By our estimates, 351 job-creating projects promoting energy across the country are currently snarled by a broken permitting process and by a regulatory system that fails to ensure timely reviews and actions. (To see what projects are being delayed and denied in your state, go to www.uschamber.com/pnpstudy.) If allowed to go forward, these projects could produce a $1.1 trillion short-term boost to the economy and create 1.9 million jobs annually.
The flawed regulatory system is also open to manipulation. Some environmental activists and their allies—who should be the strongest green energy supporters of all—are using every resource at their disposal to block, delay, or cancel clean energy projects. They have organized local opposition, changed zoning laws, opposed permits, filed lawsuits, and bled projects dry of their financing. Call it “green tape” bureaucracy. Their efforts are undermining job creation and slowing the adoption of environmentally friendly energy technologies.
Lawmakers and the American public must recognize that our broken permitting process and extreme groups are denying projects opportunities to be fairly considered on their merits. To be clear, we are not saying that illconceived projects should be allowed to move forward. Rather, all projects should be given a fair chance to prove their worth in the market within a reasonable period of time. And if a project is worthy, it should receive a permit.
The discussion is beginning in Washington about improving the regulatory process. What is urgently needed now is a careful consideration of how all these permitting obstacles, uncertainties, and time delays can be addressed to speed up the processing, approval decisions, and development of many pending job-creating projects.

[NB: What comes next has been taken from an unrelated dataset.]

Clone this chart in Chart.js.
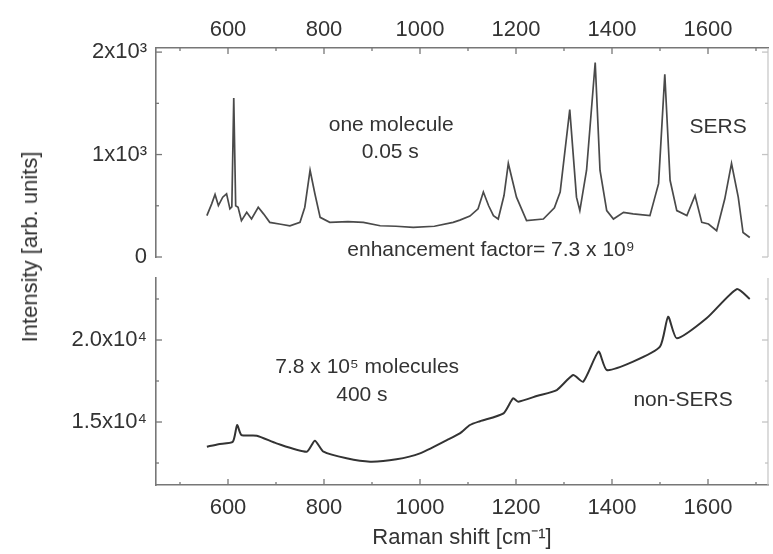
<!DOCTYPE html>
<html>
<head>
<meta charset="utf-8">
<script src="https://cdn.jsdelivr.net/npm/chart.js@4/dist/chart.umd.min.js"></script>
<style>
  html, body { margin: 0; padding: 0; background: #ffffff; }
  #wrap { position: relative; width: 773px; height: 554px; overflow: hidden; background: #fff; }
  canvas { position: absolute; left: 0; top: 0; }
  #ytitle { position: absolute; left: 30px; top: 247px; transform: translate(-50%, -50%) rotate(-90deg);
    font-family: "Liberation Sans", Arial, sans-serif; font-size: 22px; color: #333; white-space: nowrap; }
</style>
</head>
<body>
<div id="wrap">
  <canvas id="top" width="773" height="554"></canvas>
  <canvas id="bottom" width="773" height="554"></canvas>
  <div id="ytitle">Intensity [arb. units]</div>
</div>
<script>
// ---- data ----
const sersShift = [556,566,573,580,589,597,604,608,612,616,621,628,639,649,663,674,687,710,729,750,760,771,781,792,812,850,882,917,950,986,1030,1069,1083,1104,1121,1132,1143,1153,1163,1175,1184,1201,1222,1257,1280,1292,1312,1326,1333,1347,1365,1375,1389,1403,1424,1444,1479,1497,1510,1521,1535,1556,1573,1587,1601,1618,1635,1649,1663,1673,1687];
const sersIntensity = [404,519,611,502,584,617,470,490,1553,500,486,355,436,371,486,421,338,320,305,338,486,847,617,387,338,345,338,305,300,289,300,338,360,400,470,634,500,404,371,600,913,584,355,371,480,634,1438,584,453,847,1898,847,453,371,436,421,404,716,1783,749,453,404,601,338,322,256,568,913,584,239,190];

const nonSersShift = [556,580,610,619,628,660,701,764,781,799,847,896,951,1000,1056,1083,1104,1125,1174,1194,1205,1245,1285,1319,1340,1372,1389,1444,1500,1517,1535,1597,1660,1687];
const nonSersIntensity = [13494,13650,13800,14817,14207,14165,13700,13190,13860,13190,12785,12580,12725,13090,13900,14310,14817,15050,15530,16445,16240,16600,16950,17865,17460,19290,18170,18680,19590,21420,20100,21320,23100,22500];

const shiftTicks = [500,600,700,800,900,1000,1100,1200,1300,1400,1500,1600,1700];
const shiftLabels = [600,800,1000,1200,1400,1600];
const sersTicks = [0,500,1000,1500,2000];
const sersTickLabels = {0:'0', 1000:'1x10\u00B3', 2000:'2x10\u00B3'};
const nonSersTicks = [12500,15000,17500,20000,22500];
const nonSersTickLabels = {15000:'1.5x10\u2074', 20000:'2.0x10\u2074'};

const FONT = '"Liberation Sans", Arial, sans-serif';
const TEXT = '#333';
const AXIS = '#777';

// ---- plugins ----
const inwardTicks = {
  id: 'inwardTicks',
  afterDraw(chart, args, opts) {
    const {ctx, chartArea: a} = chart;
    const xs = chart.scales.x, ys = chart.scales.y;
    ctx.save();
    ctx.lineWidth = 1.3;
    ctx.strokeStyle = AXIS;
    xs.ticks.forEach(t => {
      const p = xs.getPixelForValue(t.value);
      const len = shiftLabels.includes(t.value) ? 6 : 3;
      const y0 = opts.xEdge === 'top' ? a.top : a.bottom;
      const d = opts.xEdge === 'top' ? 1 : -1;
      ctx.beginPath(); ctx.moveTo(p, y0); ctx.lineTo(p, y0 + d * len); ctx.stroke();
    });
    ys.ticks.forEach(t => {
      const p = ys.getPixelForValue(t.value);
      const len = opts.yLabels[t.value] !== undefined ? 6 : 3;
      ctx.strokeStyle = AXIS;
      ctx.beginPath(); ctx.moveTo(a.left, p); ctx.lineTo(a.left + len, p); ctx.stroke();
      ctx.strokeStyle = '#c4c4c4';
      ctx.beginPath(); ctx.moveTo(a.right, p); ctx.lineTo(a.right - len, p); ctx.stroke();
    });
    ctx.strokeStyle = '#c4c4c4';
    ctx.lineWidth = 1.2;
    ctx.beginPath(); ctx.moveTo(a.right, a.top); ctx.lineTo(a.right, a.bottom); ctx.stroke();
    ctx.restore();
  }
};

const notes = {
  id: 'notes',
  afterDraw(chart, args, opts) {
    const {ctx} = chart;
    const xs = chart.scales.x, ys = chart.scales.y;
    ctx.save();
    ctx.fillStyle = TEXT;
    ctx.font = '21px ' + FONT;
    ctx.textAlign = 'center';
    ctx.textBaseline = 'middle';
    opts.items.forEach(it => {
      ctx.fillText(it.text, xs.getPixelForValue(it.x), ys.getPixelForValue(it.y));
    });
    ctx.restore();
  }
};

function xScale(position, height, padding, title) {
  return {
    type: 'linear', position: position, min: 450, max: 1725,
    afterBuildTicks: s => { s.ticks = shiftTicks.map(v => ({value: v})); },
    afterFit: s => { s.height = height; },
    grid: {display: false, drawTicks: false},
    border: {display: true, color: AXIS, width: 1.6},
    ticks: {
      autoSkip: false, maxRotation: 0, minRotation: 0, padding: padding,
      color: TEXT, font: {family: FONT, size: 22},
      callback: v => shiftLabels.includes(v) ? String(v) : ''
    },
    title: title
  };
}

function yScale(min, max, ticks, labels) {
  return {
    type: 'linear', min: min, max: max,
    afterBuildTicks: s => { s.ticks = ticks.map(v => ({value: v})); },
    afterFit: s => { s.width = 156; },
    grid: {display: false, drawTicks: false},
    border: {display: true, color: AXIS, width: 1.6},
    ticks: {
      autoSkip: false, padding: 9, color: TEXT, font: {family: FONT, size: 22},
      callback: v => labels[v] !== undefined ? labels[v] : ''
    }
  };
}

// ---- top panel: SERS ----
new Chart(document.getElementById('top'), {
  type: 'line',
  data: {
    datasets: [{
      data: sersShift.map((x, i) => ({x: x, y: sersIntensity[i]})),
      borderColor: '#4a4a4a', borderWidth: 1.7, pointRadius: 0, tension: 0, fill: false
    }]
  },
  options: {
    animation: false, responsive: false, events: [],
    layout: {padding: {left: 0, right: 5, top: 0, bottom: 297}},
    plugins: {
      legend: {display: false}, tooltip: {enabled: false},
      inwardTicks: {xEdge: 'top', yLabels: sersTickLabels},
      notes: {items: [
        {text: 'one molecule', x: 940, y: 1288},
        {text: '0.05 s', x: 938, y: 1025},
        {text: 'SERS', x: 1621, y: 1269},
        {text: 'enhancement factor= 7.3 x 10\u2079', x: 1148, y: 68}
      ]}
    },
    scales: {
      x: xScale('top', 48, 5, {display: false}),
      y: yScale(0, 2040, sersTicks, sersTickLabels)
    }
  },
  plugins: [inwardTicks, notes]
});

// ---- bottom panel: non-SERS ----
new Chart(document.getElementById('bottom'), {
  type: 'line',
  data: {
    datasets: [{
      data: nonSersShift.map((x, i) => ({x: x, y: nonSersIntensity[i]})),
      borderColor: '#333333', borderWidth: 2, pointRadius: 0, tension: 0.2, fill: false
    }]
  },
  options: {
    animation: false, responsive: false, events: [],
    layout: {padding: {left: 0, right: 5, top: 278, bottom: 0}},
    plugins: {
      legend: {display: false}, tooltip: {enabled: false},
      inwardTicks: {xEdge: 'bottom', yLabels: nonSersTickLabels},
      notes: {items: [
        {text: '7.8 x 10\u2075 molecules', x: 890, y: 18354},
        {text: '400 s', x: 879, y: 16647},
        {text: 'non-SERS', x: 1548, y: 16342}
      ]}
    },
    scales: {
      x: xScale('bottom', 69, 10, {
        display: true, text: 'Raman shift [cm\u207B\u00B9]', color: TEXT,
        font: {family: FONT, size: 22}, padding: {top: 0, bottom: 3}
      }),
      y: yScale(11160, 23780, nonSersTicks, nonSersTickLabels)
    }
  },
  plugins: [inwardTicks, notes]
});
</script>
</body>
</html>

Private investors and developers are prepared to fund, build, and operate energy projects that could materially increase GDP and create jobs—but only if policymakers remove obstacles.
No one objects to a fair and timely process whereby projects are examined and the affected communities can be heard. But reasonableness and common sense must carry the day. The truth is that it takes too long to build almost anything in our country today—even clean, green, and renewable energy resources that create jobs, enhance our energy security, and improve our environment. It’s time for change.